You should fill a hopper with a weighted amount of product, apply it to 5,000 sq ft plot, then weigh the product again to determine the actual amount applied to that plot. Check it against your spreader's manufactures settings. It might just be a simple matter of your walking speed, or you might have to use different settings when applying if your setting openings cannot be adjusted, but I would think all commercial units are adjustable.

The bigger problem that most of us should check is the spread pattern of our spreaders. You can get kits from Lesco for this or you can make your own. All you need are some small 12"x12" boxes about 1-2" tall. The cardboard box trays that soda cans come in can work for this. Place them in a row and run your spreader over them at a 90 degree angle with just enough room between the middle few boxes for your spreader tires to pass through without hitting the boxes. You want the boxes out on each side as far as your spreader will throw.
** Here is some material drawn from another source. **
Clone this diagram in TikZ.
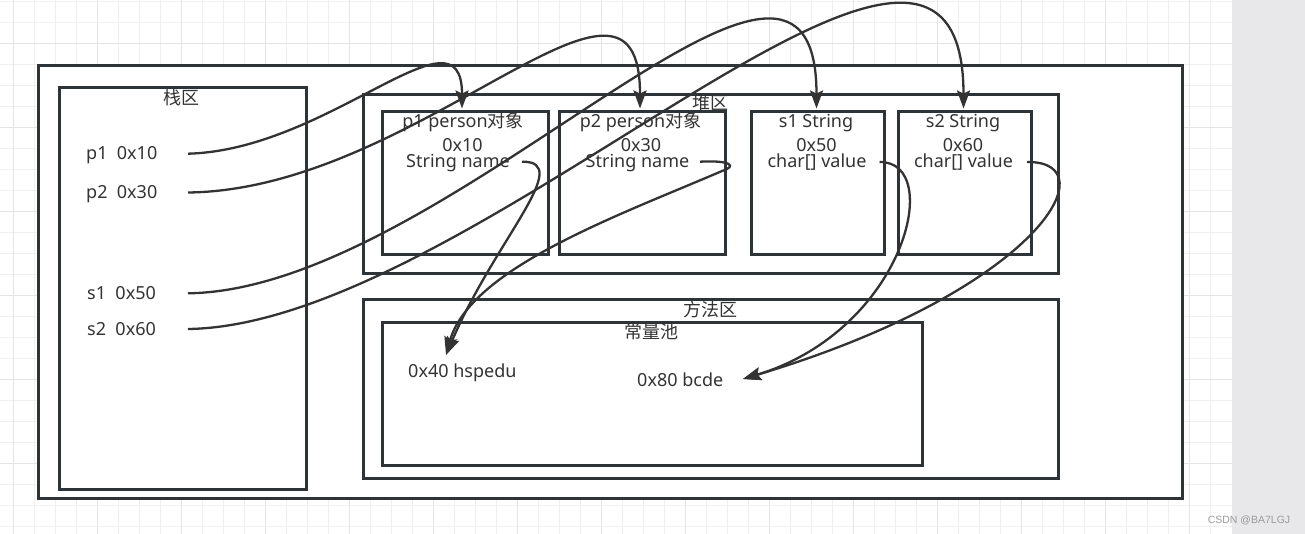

You might want to go over them, while operating the spreader, about 2-3 times in the same direction, not back and forth.

You can look just at how much product was collected in each box, showing if it is heavy or light on any one side. The kits come with tubes, or you can make your own, that you can pour the product, from each box, into a coresponding tube that is in relationship to where each box was on the ground. Standing the filled tubes up, you can get a cross view of what your spreader's pattern looks like. The ideal pattern is one that tapers off evenly to each side and is more equal in the center. Using this test, you can then adjust the third hole to get the pattern right.

Using the boxes, you also get the effective distance of your pattern. By using these two calibrations, you can know how far exactly you need to be from your last pass tire tracks to get the product applied to overlap the tapers of the ends of the pattern to get a even applied amount.

I know that Lesco has a gauge or key kit for checking the pattern calibration, but the keys do get worn as well as everyone could push the key further than the next guy, so checking it in this manner makes sure it is correct despite the keys.

Hope this was informative to some and not to redundant to others.